Gastronomic – Forum Barcelona

Hoy, en 4 patas y un mantel, nos tomamos una licencia poco habitual.

No vamos a hablar de ningún restaurante, ni un menú, ni un plato, ni una mesa.

Hace unos días tuvo lugar una nueva edición del Gastronomic Forum Barcelona, y hay momentos en los que la actualidad culinaria no se escribe desde un comedor, sino desde una idea. Desde una pregunta.

Y este año, más que nunca, el foro dejó algo evidente:

‘hacerse preguntas no solo es necesario… es casi imprescindible’

Preguntas incómodas, preguntas que rompen etiquetas, preguntas que obligan a mirar la cocina catalana —y la española— sin romanticismos ni excusas. Preguntas que abren grietas por donde entra la luz de lo que está por venir.

Por eso hoy aparcamos las recomendaciones y nos quedamos con lo esencial:
la gastronomía también avanza cuando se atreve a cuestionarse.

En los escenarios del Gastronomic Forum Barcelona se lanzan ideas que incomodan, se cuestionan dogmas que parecían intocables y se desmontan etiquetas que ya no explican nada. Es un foro donde la cocina se desnuda de artificios y se enfrenta a las preguntas que realmente importan:

  • ¿De dónde venimos?
  • ¿Qué sentido tiene lo que hacemos hoy?
  • ¿Qué futuro queremos construir?

Porque eso es una ventana abierta al presente de la gastronomía y, al mismo tiempo, un adelanto del mañana.
Un lugar donde la tradición se cruza con la innovación, donde se cocina con memoria, con raíces, pero también con una ambición que mira más allá del plato.
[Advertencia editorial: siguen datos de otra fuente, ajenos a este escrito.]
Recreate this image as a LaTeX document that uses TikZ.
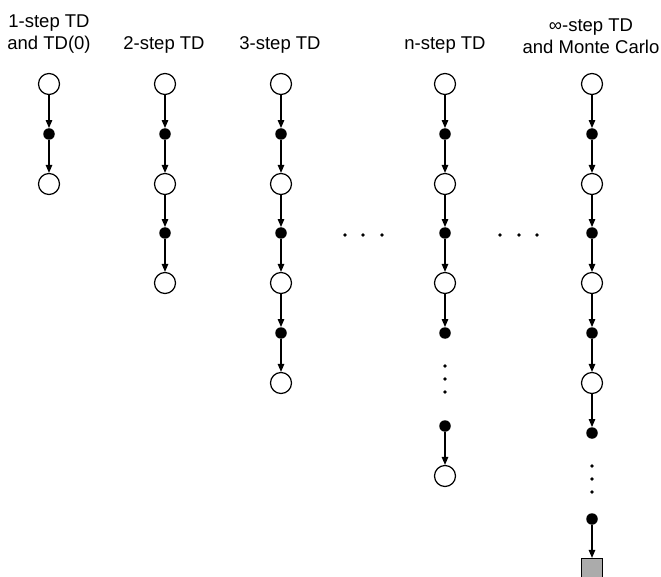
\documentclass[tikz,border=0pt]{standalone}
\usepackage{fontspec}
\setmainfont{Liberation Sans}
\usetikzlibrary{arrows.meta}
\begin{document}
\begin{tikzpicture}[x=1pt,y=-1pt,
  st/.style={circle,draw=black,line width=1.2pt,fill=white,minimum size=21pt,inner sep=0pt},
  act/.style={circle,fill=black,minimum size=11.5pt,inner sep=0pt},
  term/.style={rectangle,draw=black,line width=1.2pt,fill=black!33,minimum size=21pt,inner sep=0pt},
  conn/.style={line width=1.2pt,-{Triangle[width=6.5pt,length=8pt]}},
  lbl/.style={font=\fontsize{18.5}{22.5}\selectfont,align=center,anchor=south,inner sep=0pt},
  edot/.style={circle,fill=black,minimum size=3.6pt,inner sep=0pt}
]
\useasboundingbox (0,0) rectangle (661,577);
% labels
\node[lbl] (l1) at (49,54) {1-step TD\\and TD(0)};
\node[lbl] (l2) at (164,54) {2-step TD};
\node[lbl] (l3) at (280,54) {3-step TD};
\node[lbl] (l4) at (445,54) {n-step TD};
\node[lbl] (l5) at (591,54) {∞-step TD\\and Monte Carlo};
% column 1
\node[st] (a1) at (49,84) {};
\node[act] (a2) at (49,134) {};
\node[st] (a3) at (49,184) {};
\draw[conn] (a1) -- (a2);
\draw[conn] (a2) -- (a3);
% column 2
\node[st] (b1) at (165,84) {};
\node[act] (b2) at (165,134) {};
\node[st] (b3) at (165,184) {};
\node[act] (b4) at (165,233) {};
\node[st] (b5) at (165,283) {};
\draw[conn] (b1) -- (b2);
\draw[conn] (b2) -- (b3);
\draw[conn] (b3) -- (b4);
\draw[conn] (b4) -- (b5);
% column 3
\node[st] (c1) at (281,84) {};
\node[act] (c2) at (281,134) {};
\node[st] (c3) at (281,184) {};
\node[act] (c4) at (281,233) {};
\node[st] (c5) at (281,283) {};
\node[act] (c6) at (281,333) {};
\node[st] (c7) at (281,383) {};
\draw[conn] (c1) -- (c2);
\draw[conn] (c2) -- (c3);
\draw[conn] (c3) -- (c4);
\draw[conn] (c4) -- (c5);
\draw[conn] (c5) -- (c6);
\draw[conn] (c6) -- (c7);
% column 4
\node[st] (d1) at (445,84) {};
\node[act] (d2) at (445,134) {};
\node[st] (d3) at (445,184) {};
\node[act] (d4) at (445,233) {};
\node[st] (d5) at (445,283) {};
\node[act] (d6) at (445,333) {};
\node[edot] (dv1) at (445,366) {};
\node[edot] (dv2) at (445,379) {};
\node[edot] (dv3) at (445,392) {};
\node[act] (d7) at (445,426) {};
\node[st] (d8) at (445,476) {};
\draw[conn] (d1) -- (d2);
\draw[conn] (d2) -- (d3);
\draw[conn] (d3) -- (d4);
\draw[conn] (d4) -- (d5);
\draw[conn] (d5) -- (d6);
\draw[conn] (d7) -- (d8);
% column 5
\node[st] (e1) at (592,84) {};
\node[act] (e2) at (592,134) {};
\node[st] (e3) at (592,184) {};
\node[act] (e4) at (592,233) {};
\node[st] (e5) at (592,283) {};
\node[act] (e6) at (592,333) {};
\node[st] (e7) at (592,383) {};
\node[act] (e8) at (592,433) {};
\node[edot] (ev1) at (592,466) {};
\node[edot] (ev2) at (592,479) {};
\node[edot] (ev3) at (592,492) {};
\node[act] (e9) at (592,519) {};
\node[term] (e10) at (592,569) {};
\draw[conn] (e1) -- (e2);
\draw[conn] (e2) -- (e3);
\draw[conn] (e3) -- (e4);
\draw[conn] (e4) -- (e5);
\draw[conn] (e5) -- (e6);
\draw[conn] (e6) -- (e7);
\draw[conn] (e7) -- (e8);
\draw[conn] (e9) -- (e10);
% horizontal ellipses
\node[edot] (h1) at (345,235) {};
\node[edot] (h2) at (363,235) {};
\node[edot] (h3) at (382,235) {};
\node[edot] (h4) at (500,235) {};
\node[edot] (h5) at (519,235) {};
\node[edot] (h6) at (537,235) {};
\end{tikzpicture}
\end{document}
Un espacio donde la cocina catalana vuelve a recordarnos que es mestiza, curiosa y viva. Y que su fuerza no está en la pureza, sino en el diálogo constante entre culturas, técnicas y generaciones.

La cocina catalana: un mestizaje que siempre estuvo ahí

Hay verdades que, cuando alguien las dice en voz alta, suenan a bofetada dulce. A revelación obvia. A historia que teníamos delante y no mirábamos.

Eso pasó cuando Ferrán Adría (siempre Ferrán) abrió su ponencia diciendo que la cocina catalana no bebe de una sola cultura.

Por nuestras tierras pasaron íberos, griegos, visigodos, romanos, musulmanes… y cada uno dejó su huella.

No como anécdota, sino como cimiento.


“El aceite vino de Grecia, el tomate de los Andes, el pa amb tomàquet es un mestizaje, no es pureza”, afirmó, con esa calma de quien no pretende convencer a nadie, solo recordar lo que ya es evidente.

Y ahí dejó caer su dogma —el único que no convirtió en pregunta—:

“La cocina catalana es una de las más ricas del mundo por la cantidad de culturas que la han habitado.”

Un examen exprés de cultura gastronómica

La sala entera asistió a una especie de examen acelerado.
Pero no un examen para pillar a nadie: uno para despertarnos.

“¿Qué es cocina de autor? ¿Qué es cocina de mercado? ¿Qué es cocina creativa?”, lanzó, como si estuviera pinchando globos llenos de aire caliente.

Porque muchas de las etiquetas que repetimos —a veces con demasiada alegría— NO significan absolutamente nada.

“Ya se sabe que los cocineros vamos al mercado”, ironizó, desmontando con una sola frase una década de discursos vacíos

Volver a mirar la historia

Lo repitió, quizás porque es la pieza que más olvidamos:
Cataluña no tiene una cocina, tiene muchas.
La nuestra es una historia de manos que pasan el relevo, de culturas que se mezclan sin pedir permiso, de ingredientes que viajaron más que muchos de nosotros.Ahí reside su fuerza. Ahí reside su identidad.

¿Vanguardia? No, historia

Y entonces llegó la afirmación que hizo levantar cejas, miradas y cuadernos:

“No podemos seguir usando la palabra vanguardia para definir algo que ya tiene 25 años.

El cocinero lo dijo sin nostalgia pero con precisión quirúrgica. Lo que pasó en ‘El Bulli’ ya no es vanguardia: es historia, una historia maravillosa, sí. Pero historia.

Sin historia no hay relato gastronómico

Y aquí está el corazón de todo:

No hay relato gastronómico sin historia.
No hay identidad sin memoria.
No hay cocina viva sin aceptar que venimos de una mezcla.

La cocina catalana no es un discurso: es un cruce de caminos.
Y entenderlo no la hace menos nuestra.
Al contrario: la hace más grande, más auténtica y libre.